In 1868, Jurgenson published Tchaikovsky's first composition, and henceforth, nearly all of his other works. In Tchaikovsky's early career, Jurgenson gave him supportive commissions, including some for piano transcriptions, orchestrations, and translations of works by others. Jurgenson published many of Tchaikovsky’s works and played a significant role in disseminating his compositions.

Russian composer Sergei Rachmaninoff also wrote to music ethnographer Aleksandr Zatayevich about publishing folk Polish mazurkas in Jurgenson's house.

===1918 nationalization===
In 1918, the company was nationalized following the Russian Revolution and was incorporated into the State Publishing House. It later became known as Muzgiz and then Muzika.

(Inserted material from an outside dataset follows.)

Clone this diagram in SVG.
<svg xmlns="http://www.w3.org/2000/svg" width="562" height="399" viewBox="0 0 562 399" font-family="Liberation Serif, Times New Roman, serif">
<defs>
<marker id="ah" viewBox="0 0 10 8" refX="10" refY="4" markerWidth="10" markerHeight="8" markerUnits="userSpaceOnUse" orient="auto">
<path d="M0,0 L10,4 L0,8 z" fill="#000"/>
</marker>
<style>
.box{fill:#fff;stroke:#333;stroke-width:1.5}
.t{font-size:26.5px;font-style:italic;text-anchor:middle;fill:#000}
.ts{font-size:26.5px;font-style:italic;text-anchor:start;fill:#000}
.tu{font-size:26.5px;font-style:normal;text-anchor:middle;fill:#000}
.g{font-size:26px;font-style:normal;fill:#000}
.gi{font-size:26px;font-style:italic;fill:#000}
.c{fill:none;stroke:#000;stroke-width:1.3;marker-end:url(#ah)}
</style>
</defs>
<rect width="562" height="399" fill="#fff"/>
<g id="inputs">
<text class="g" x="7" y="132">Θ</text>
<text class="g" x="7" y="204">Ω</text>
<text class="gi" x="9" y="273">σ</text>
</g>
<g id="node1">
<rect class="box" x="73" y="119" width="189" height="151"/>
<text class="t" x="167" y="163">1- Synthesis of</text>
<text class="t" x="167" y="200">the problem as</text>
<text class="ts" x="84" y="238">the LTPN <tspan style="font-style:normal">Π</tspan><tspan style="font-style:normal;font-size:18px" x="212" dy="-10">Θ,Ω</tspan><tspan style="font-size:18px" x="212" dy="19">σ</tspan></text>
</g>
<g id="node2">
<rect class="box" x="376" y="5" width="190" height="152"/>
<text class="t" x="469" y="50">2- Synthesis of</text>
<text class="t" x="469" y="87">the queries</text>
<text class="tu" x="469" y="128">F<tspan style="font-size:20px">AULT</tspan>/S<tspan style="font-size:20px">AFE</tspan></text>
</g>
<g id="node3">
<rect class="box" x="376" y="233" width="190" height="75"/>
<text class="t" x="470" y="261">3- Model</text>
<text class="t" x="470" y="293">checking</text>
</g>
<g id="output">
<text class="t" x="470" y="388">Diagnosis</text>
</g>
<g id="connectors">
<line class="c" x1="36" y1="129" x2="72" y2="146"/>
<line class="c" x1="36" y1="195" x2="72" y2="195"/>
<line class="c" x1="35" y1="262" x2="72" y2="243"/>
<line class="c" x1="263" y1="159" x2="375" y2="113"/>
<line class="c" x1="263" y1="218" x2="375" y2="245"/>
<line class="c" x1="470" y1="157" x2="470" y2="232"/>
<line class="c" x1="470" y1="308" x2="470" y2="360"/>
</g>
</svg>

===Dissolution of the Soviet Union===

Following the dissolution of the Soviet Union (1990 to 1991), state-owned enterprises, including Muzyka, suffered from newly imposed austere budgets. Muzyka lost its actual monopoly and its leading positions in several areas. As of 2006, Muzyka was owned by the Russian Federation, but the government was planning to privatize it that year. The strategic plan to resuscitate Muzyka was to focus on educational literature.

===The new P. Jurgenson music publishing house===

In 2004, Muzyka's acting director, Dr. Mark A. Zilberquit (with the support of the publisher's great-grandson and President of the P. Jurgenson Charitable Fund, Boris Jurgenson), led an effort to register a newly formed P. Jurgenson music publishing company as a Russian company. The new P. Jurgenson company does not possess Muzyka's assets that were once held by the original P. Jurgenson.